Untuk sampai ke kampung halaman ku, dari simpang, terlebih dahulu melewati beberapa desa yaitu Sumpu, Rumbai, Padang Lawas, Tangah XX, Tanjung Sawah dan Pasar Malalo tidak jauh dari pasar malalo aku sudah dapat melihat rumah ibu ku, yang di hadiahkan dari seorang pengusaha kaya yang sukses di rantau kota Bengkulu. rumah tersebut rumah moderen clasic, yang bangunannya semi permanen, yang memiliki halaman yang tidak begitu luas cukup untuk bermain ditumbuhi rumput jepang orang sering menyebutnya. Mungkin banyak dalam benak orang di pedesaan sumatera barat pada umumnya rumah masyarakat berbentuk bagonjong Rumah Gadang.

Bagi orang Minang Rumah Gadang tetaplah Rumah gadang, Rumah yang di Sakralkan, tapi Rumah Gadang Kami jauh di bukit sana di atas pasar Malalo, Nagari Duo Koto namanya. Tapi rumah gadang kami sudah lama di tinggal, karna sudah sedikit sanak saudara yang tinggal di kampung, rumah yang di tepi jalan Malalo saja sering di tinggal begitu saja.

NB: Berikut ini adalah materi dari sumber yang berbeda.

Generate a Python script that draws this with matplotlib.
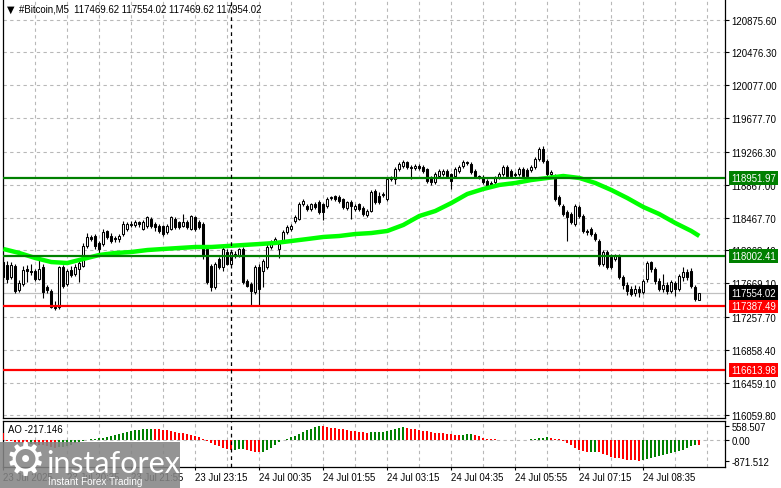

Untuk tinggal di rumah bersejarah ini tidak saat ini saja pernah aku jalani, namun sewaktu aku belum banyak mengerti tentang semua hal saja aku sudah pernah di tinggal seorang diri bersama nenek dalam waktu cukup lama. Setiap berada di kampung halaman ini ada banyak moment-moment yang sangat ku rindukan yang ingin ku ulang setiap berada di Nagari nan elok ini, mulai dari makan siang di pondok-pondok pesawahan sambil menikmati angin yang tidak hentinya putus-putus berhembus, selain makan siang di pesawahan, juga ada moment yang tidak kala nikmatnya, makan di bawah pohon Katapiang, sambil mencelupkan kaki kedalam danau Singkarak yang tidak pernah tenang itu, ada yang sangat langka ku temukan di kampung halaman ku ini, dan hanya ku lihat di kampung ini pula seumur hidupku bahkan sampai saat tulisan ini ku tulis, saat aku berdiri di depan rumah dan memandang ke arah danau, ada Pohon yang sangat besar ukurannya dan lebat daunnya yang sangat tua umurnya, itulah dia Pohon Katapiang yang buahnya juga dapat dimakan. Belakangan baru aku sadari bahwa ketika candu-candunya aku dengan kegiatan yang tidak terlupakan itu, aku meyakini bahwa inilah Surga Dunia yang sesungguhnya, yang tidak lepas dari angin, tidak pula kering dari air.


Namun ada satu hal yang membuat aku slalu meragu untuk menjawab pertanyaan-pertanyaan mengenai letak kampung halamanku, pada suatu sisi aku meyakini bahwa Nagari Malalo nan Elok ini adalah Kampung Halaman ku, di sisi lainnya pula aku harus akui bahwa aku bukan di lahirkan dan berdomisili di Nagari ini. Sungguh anak Rantau yang malang.